Friday, August 21, 2009

Electronics stuff

I've been having a lot of fun playing with electronics this summer. I completed my AVR microcontroller project, which involved designing a custom circuit board and having it manufactured. More details soon.

Since I feel like I have a reasonable handle on working with AVRs, I'm currently taking a step back, and learning about low-level digital circuits - gates, flip-flops, etc.

Several important issues arise when building digital circuits:
  1. You need to have a power-on reset to get all of the stateful circuit elements into a well-defined initial state
  2. You need a clock source
  3. To understand what is going on in the circuit, you need a way of visualizing the logic levels at important points
I solved the first two problems by constructing a small circuit with six pushbuttons, using a switch debouncing circuit I found in the Microcontroller Idea Book.
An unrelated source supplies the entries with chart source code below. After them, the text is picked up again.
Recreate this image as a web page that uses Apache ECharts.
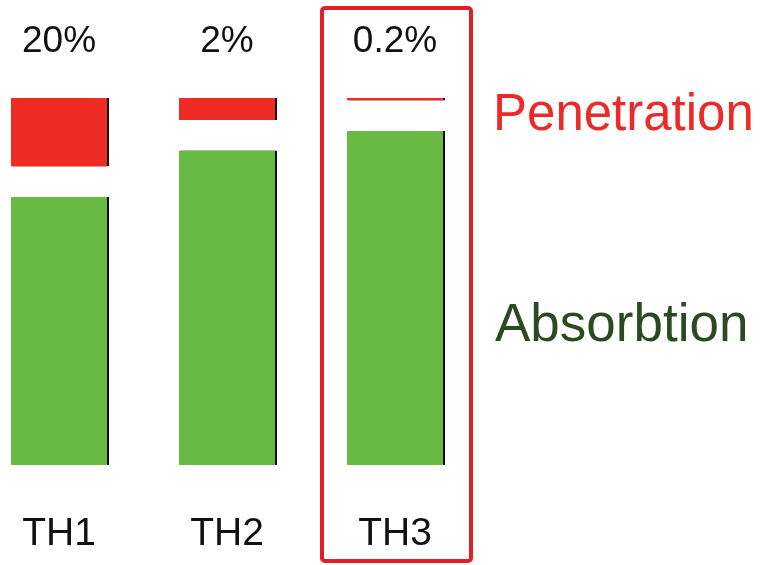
<!DOCTYPE html>
<html>
<head>
<meta charset="utf-8">
<script src="https://cdn.jsdelivr.net/npm/echarts@6/dist/echarts.min.js"></script>
<style>
html,body{margin:0;padding:0;background:#fff;}
#main{width:765px;height:565px;}
</style>
</head>
<body>
<div id="main"></div>
<script>
// 数据
var categories = ['TH1', 'TH2', 'TH3'];
var absorption = [73.0, 85.6, 91.0];
var gap = [8.4, 8.4, 8.4];
var penetration = [18.6, 6.0, 0.6];
var percentLabels = ['20%', '2%', '0.2%'];

var dom_main = document.getElementById('main');
var myChart = echarts.init(dom_main);

var barShadow = {shadowColor: '#111', shadowOffsetX: 2, shadowOffsetY: 0, shadowBlur: 0};

var option = {
    animation: false,
    grid: {left: -25, width: 504, top: 98, bottom: 100, outerBoundsMode: 'none', containLabel: false},
    xAxis: {
        type: 'category',
        data: categories,
        axisLine: {show: false},
        axisTick: {show: false},
        axisLabel: {
            margin: 50,
            color: '#111',
            fontFamily: 'Liberation Sans',
            fontSize: 39
        }
    },
    yAxis: {type: 'value', min: 0, max: 100, show: false},
    series: [
        {
            name: 'Absorbtion',
            type: 'bar',
            stack: 'a',
            barWidth: 96,
            data: absorption,
            itemStyle: Object.assign({color: '#69ba45'}, barShadow)
        },
        {
            name: 'gap',
            type: 'bar',
            stack: 'a',
            data: gap,
            itemStyle: {color: 'rgba(0,0,0,0)'}
        },
        {
            name: 'Penetration',
            type: 'bar',
            stack: 'a',
            data: penetration,
            itemStyle: Object.assign({color: '#ee2b24'}, barShadow),
            label: {
                show: true,
                position: 'top',
                distance: 38,
                color: '#111',
                fontFamily: 'Liberation Sans',
                fontSize: 37,
                formatter: function (p) { return percentLabels[p.dataIndex]; }
            }
        }
    ],
    graphic: [
        {
            type: 'rect',
            shape: {x: 322, y: 8, width: 149, height: 553, r: 3},
            style: {fill: 'none', stroke: '#e31e26', lineWidth: 4}
        },
        {
            type: 'text',
            left: 493, top: 90,
            style: {text: 'Penetration', fill: '#ec2a2a', font: '51px "Liberation Sans"'}
        },
        {
            type: 'text',
            left: 495, top: 300,
            style: {text: 'Absorbtion', fill: '#2c4a22', font: '53px "Liberation Sans"'}
        }
    ]
};
if (option && typeof option === 'object') {
    myChart.setOption(option, true);
}
</script>
</body>
</html>
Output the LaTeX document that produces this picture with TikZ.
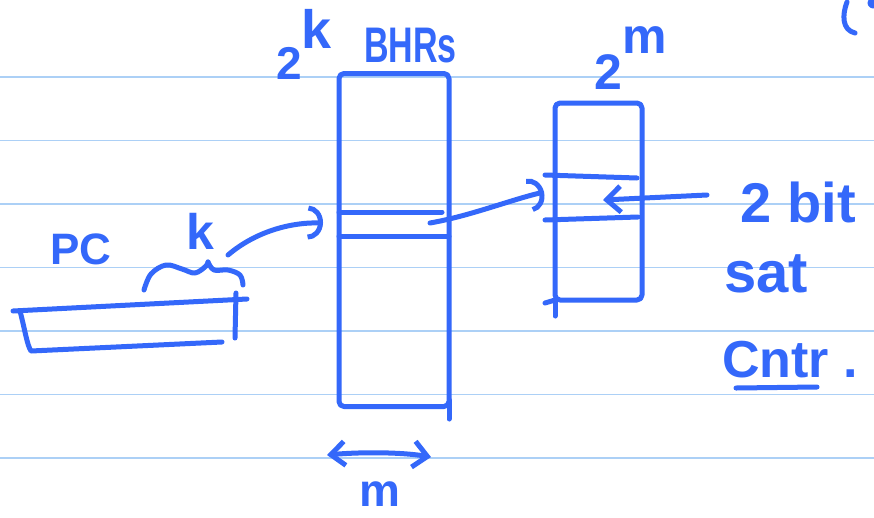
\documentclass[tikz,border=0pt]{standalone}
\usepackage{fontspec}
\setmainfont{Liberation Sans}
\usetikzlibrary{arrows.meta}
\definecolor{ink}{RGB}{52,104,250}
\definecolor{rulecol}{RGB}{172,208,246}
\begin{document}
\begin{tikzpicture}[x=1pt,y=-1pt,
  ink/.style={draw=ink,line width=5pt,line cap=round,line join=round},
  ruleline/.style={draw=rulecol,line width=1.6pt},
  table/.style={ink,rectangle,rounded corners=5pt,inner sep=0pt,outer sep=0pt},
  hand/.style={text=ink,inner sep=0pt,font=\bfseries\fontsize{#1}{#1}\selectfont},
  hook/.style={-{Arc Barb[length=15pt,width=34pt]}},
  barb/.style={-{Straight Barb[length=14pt,width=26pt]}},
  twobarb/.style={{Straight Barb[length=14pt,width=24pt]}-{Straight Barb[length=14pt,width=26pt]}}]
% page and ruled lines
\fill[white] (0,0) rectangle (874,517);
\useasboundingbox (0,0) rectangle (874,517);
\foreach \y in {77,140.5,204,267.5,331,394.5,458}
  \draw[ruleline] (0,\y) -- (874,\y);

% BHR table
\node[table,minimum width=110pt,minimum height=333pt] (bhr) at (394,240) {};
\draw[ink] (bhr.west |- 0,212) -- (442,212);
\draw[ink] (bhr.west |- 0,236) -- (bhr.east |- 0,236);
\draw[ink] (bhr.east |- 0,400) -- (449,419);

% pattern history table
\node[table,minimum width=87pt,minimum height=197pt] (pht) at (598.5,201.5) {};
\draw[ink] (545,175) -- (637,178);
\draw[ink] (545,220) -- (638,217);
\draw[ink] (pht.south west) -- ++(0,16);
\draw[ink] (pht.south west) -- ++(-10,3);

% PC register
\draw[ink] (13,311) -- (247,299);
\draw[ink] (20,311) .. controls (25,330) and (27,345) .. (31,351) -- (222,342);
\draw[ink] (236,293) -- (235,338);
% brace over the k index bits
\draw[ink] plot[smooth,tension=0.6] coordinates
  {(144,290) (151,274) (166,265) (182,269) (195,273) (206,266) (208,262)};
\draw[ink] plot[smooth,tension=0.6] coordinates
  {(208,262) (214,270) (228,270) (240,275) (243,285)};

% labels
\node[hand=44,anchor=base west] (pclab) at (50,264) {PC};
\node[hand=50,anchor=base west] (klab) at (186,249) {k};
\node[hand=46,anchor=base west] (bhrsize) at (276,79)
  {2\raisebox{31pt}{\fontsize{54}{54}\selectfont k}};
\node[hand=50,anchor=base west] (bhrlab) at (364,62) {\scalebox{0.68}[1]{BHRs}};
\node[hand=50,anchor=base west] (phtsize) at (594,89)
  {2\raisebox{36pt}{\fontsize{50}{50}\selectfont m}};
\node[hand=46,anchor=base west] (mlab) at (359,506) {m};
\node[hand=56,anchor=base west] (ctr1) at (740,222) {2\kern16pt bit};
\node[hand=58,anchor=base west] (ctr2) at (724,292) {sat};
\node[hand=52,anchor=base west] (ctr3) at (722,377) {Cntr\kern14pt.};
\draw[ink] (736,388) -- (817,387);

% connectors
\coordinate (kfrom) at (228,255);
\coordinate (bhrin) at (323,223);
\coordinate (bhrsel) at (430,223);
\coordinate (phtin) at (544,192);
\coordinate (ctrfrom) at (707,195);
\coordinate (phtsel) at (603,200);
\draw[ink,hook] (kfrom) .. controls (255,232) and (290,222) .. (bhrin);
\draw[ink,hook] (bhrsel) .. controls (470,216) and (510,200) .. (phtin);
\draw[ink,barb] (ctrfrom) -- (phtsel);
\coordinate (wl) at (327,455);
\coordinate (wr) at (431,457);
\draw[ink,twobarb] (wl) .. controls (360,452) and (400,452) .. (wr);

% stroke cut off at the top edge
\draw[ink] (847,2) .. controls (842,15) and (842,30) .. (855,33);
\fill[ink] (873,3) circle (3pt);
\end{tikzpicture}
\end{document}
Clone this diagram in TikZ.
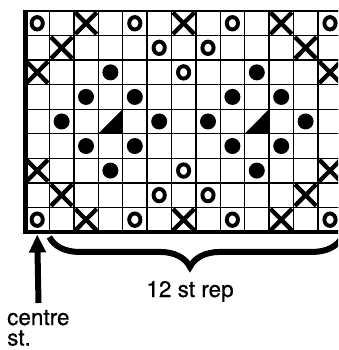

Each button controls a single output pin. A button press causes the output pin to go low, and a button release causes the output pin to return high. Since a 74HC14 Schmitt-trigger hex inverter IC is used, there are six buttons/outputs. A picture:


The thing at the lower-right with the two wires sticking out of it is a single-row header socket, which is very handy for allowing wires to be plugged into a circuit on the fly. I will spare you a picture of the underside, where you can see how bad I am at soldering things. In any case, the thing works, and is useful for generating both reset and clock signals.

I addressed problem number 3 (visualizing logic levels) using a pair of 74HC04 (hex inverter) ICs to control 6 LEDs. Each input is fed through a pair of inverters, where the output of the second inverter controls the LED. So, the LED is lit if the input is high, and is dark when the input is low. Basically, each input is a really simple logic probe. (I found out by experience that you can't use a 74HC output to both light an LED and also drive an input.) The only minor hassle is that you have to tie the unused inputs to ground, but that's not a big deal. A picture:


Here, the LEDs are showing the output of (one half of) a 74HC139 2-to-4 decoder driven by a 74HC74 dual D-type flip-flop used as a 2-bit counter. When the clock button is pressed, the dark LED (the '139 decoder has active-low outputs) cycles through positions 0 (left) through 3 (third LED from the right). The last two LEDs are unused.